We’ve worked together going back a really long way. Even growing up, we both did art and music together – we used to make videos together all the time. We had this window in our house that was like a stage, and we’d film each other lip-syncing to songs. What we do now, it really feels like a continuation of that. When she was at art school in New York, she did and installation, and we worked together on music for that. The next time we worked together, I had an idea in my head for how I wanted the cover of the Animal Collective album Sung Tongs to look. Like, do you think you could do this? And what she made was close enough to exactly how I imagined it. From then on, she started working with us more and more. She’s done T-shirts, album artwork – when we were doing Merriweather Post Pavilion, she did a video for ‘In The Flowers’. She’s really grown into it.

And she worked for Jim Henson’s Creature Shop?

Yeah, she worked at their studios in Hollywood for a short time.

So what’s the song ‘Little Fang’ about?

Well, I started with it being about our cat. Angel and I have two cats. The two cats have an older brother, younger sister relationship – the older one picking on the little one. Nenuk is the name of the ‘Little Fang’ cat. She’s a scruffy, longhaired little thing, and we’ve had her since she was a baby, three months old. Growing up, she was kind of out of proportion, she had these fang things that made her look kind of awkward, and it took her a little while to grow into her body. All my bandmates have kids now, and so I hear all these stories about preschool, how they might get picked on, what the teachers might say. It got me thinking about what a big challenge being a parent must be. So the song began as being about a parent having to stand up for their kid, or stand behind their kid, whatever they might be. Then it got me thinking, what if your kid was a werewolf? [laughs] Music tends to become that kind of fantasy world for me.
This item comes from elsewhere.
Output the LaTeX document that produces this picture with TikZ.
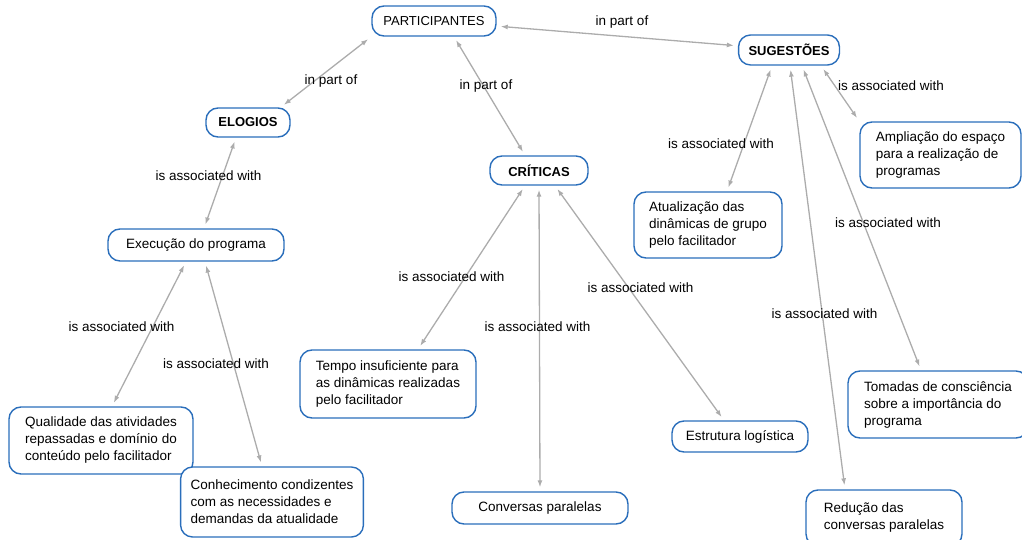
\documentclass[tikz,border=0pt]{standalone}
\usepackage{fontspec}
\setmainfont{Liberation Sans}
\usetikzlibrary{arrows.meta}
\definecolor{cmapblue}{RGB}{42,110,187}
\definecolor{linkgray}{RGB}{172,172,172}

\begin{document}
\begin{tikzpicture}[x=1pt,y=-1pt,
    concept/.style={draw=cmapblue,line width=1.4pt,fill=white,rounded corners=12pt,
      inner xsep=10pt,inner ysep=0pt,align=left,font=\fontsize{13.5}{17}\selectfont},
    title/.style={concept,align=center,minimum height=30pt,font=\fontsize{13}{16}\selectfont},
    link/.style={draw=linkgray,line width=1.3pt,
      {Latex[length=7pt,width=5pt]}-{Latex[length=7pt,width=5pt]},
      shorten <=4pt,shorten >=4pt},
    phrase/.style={inner sep=0pt,font=\fontsize{13.5}{17}\selectfont}]

  \useasboundingbox (0,0) rectangle (1022,540);

  % concepts
  \node[title,minimum width=124pt] (part) at (434,21) {PARTICIPANTES};
  \node[title,minimum width=98pt] (sug) at (789,50) {\bfseries SUGESTÕES};
  \node[title,minimum width=84pt,minimum height=29pt] (elo) at (248,122.5) {\bfseries ELOGIOS};
  \node[title,minimum width=98pt,minimum height=29pt] (cri) at (539,170.5) {\bfseries CRÍTICAS};
  \node[concept,align=center,minimum width=176pt,minimum height=32pt] (exe) at (196,245) {Execução do programa};
  \node[concept,minimum width=148pt,minimum height=66pt] (atu) at (708,225) {Atualização das\\dinâmicas de grupo\\pelo facilitador};
  \node[concept,minimum width=161pt,minimum height=66pt] (amp) at (940.5,155) {Ampliação do espaço\\para a realização de\\programas};
  \node[concept,minimum width=176pt,minimum height=68pt] (tem) at (388,384) {Tempo insuficiente para\\as dinâmicas realizadas\\pelo facilitador};
  \node[concept,minimum width=184pt,minimum height=67pt] (qua) at (101,440.5) {Qualidade das atividades\\repassadas e domínio do\\conteúdo pelo facilitador};
  \node[concept,minimum width=168pt,minimum height=70pt] (con) at (272,502) {Conhecimento condizentes\\com as necessidades e\\demandas da atualidade};
  \node[concept,align=center,minimum width=176pt,minimum height=32pt] (conv) at (540,508) {Conversas paralelas};
  \node[concept,align=center,minimum width=136pt,minimum height=31pt] (est) at (740,436.5) {Estrutura logística};
  \node[concept,minimum width=180pt,minimum height=67pt] (tom) at (938,404.5) {Tomadas de consciência\\sobre a importância do\\programa};
  \node[concept,minimum width=156pt,minimum height=56pt] (red) at (884,518) {Redução das\\conversas paralelas};

  % links
  \begin{scope}[link]
    \draw (part) to (sug);
    \draw (part.south west) to ([xshift=-10pt]elo.north east);
    \draw ([xshift=20pt]part.south) to ([xshift=-14pt]cri.north);
    \draw ([xshift=-12pt]elo.south) to ([xshift=8pt]exe.north);
    \draw ([xshift=-10pt]exe.south) to ([xshift=11pt]qua.north);
    \draw ([xshift=9pt]exe.south) to ([xshift=-10pt]con.north);
    \draw ([xshift=-14pt]cri.south) to ([xshift=30pt]tem.north);
    \draw (cri.south) to (conv.north);
    \draw ([xshift=16pt]cri.south) to ([xshift=-16pt]est.north);
    \draw ([xshift=-17pt]sug.south) to ([xshift=19pt]atu.north);
    \draw ([xshift=32pt]sug.south) to (amp.north west);
    \draw ([xshift=13pt]sug.south) to ([xshift=-17pt]tom.north);
    \draw ([xshift=1pt]sug.south) to ([xshift=-39pt]red.north);
  \end{scope}

  % linking phrases
  \node[phrase] (p1) at (331,81) {in part of};
  \node[phrase] (p2) at (486,86) {in part of};
  \node[phrase] (p3) at (622,22) {in part of};
  \node[phrase] (p4) at (208.5,176) {is associated with};
  \node[phrase] (p5) at (121.5,327) {is associated with};
  \node[phrase] (p6) at (216,364) {is associated with};
  \node[phrase] (p7) at (451.5,277) {is associated with};
  \node[phrase] (p8) at (537.5,327) {is associated with};
  \node[phrase] (p9) at (640.5,288) {is associated with};
  \node[phrase] (p10) at (721,144) {is associated with};
  \node[phrase] (p11) at (891,86) {is associated with};
  \node[phrase] (p12) at (888,223) {is associated with};
  \node[phrase] (p13) at (824.5,314) {is associated with};
\end{tikzpicture}
\end{document}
So we started talking about the puppet being this representation of the cat, and Abby got back in touch with the Creature Shop to design it. I wanted it to look sort of black and white – a sort of art nouveau pattern, not that exactly, but that sort of thing. And I think Abby got really into that, the film having a kind of black and white look. But because the music is quite psychedelic, we ended up filming in colour in the end, and because the colour looked so good in the funhouse scene, we blended some of it in.

Did you grow up with Jim Henson’s stuff? The Muppets, or Sesame Street?

I definitely grew up on Sesame Street. The Muppets was before I was born, but the reruns make it kind of timeless. The Muppets is just genius. It’s totally chaotic, it had a real comedic side. But also, if they had a host who was really dead on, up for it, it just comes across so well. It’s such a good way for an artist or an actor to promote their work. The way Jim Henson worked is pretty inspiring. It was really grassroots – he would do a lot of the voices, he was so hands on. On Sesame Street, I always really liked the animations. I really like art using numbers and letters – it’s something we’ve always referenced in Animal Collective.

You say that the songs on Avey Tare’s Slasher Flicks come from “a place that is not human”. What do you mean by that?

I think just while I was growing up, what I started liking about music was how it could be an environment to me. I would get really into a record, and the listening experience would present a new environment to escape into. A lot of the time, I didn’t really think about the lyrics. Music, to me, isn’t about Bob Dylan, that singer-songwriter thing – purely on personal taste grounds, I’ve always veered away from that. Sometimes that gets taken into a world of like, the last Animal Collective record, which we wanted to sound really alien, foreign to people. Other times, it’s like creating an escape. I think it’s cool to take people away from their daily thoughts, their daily lives.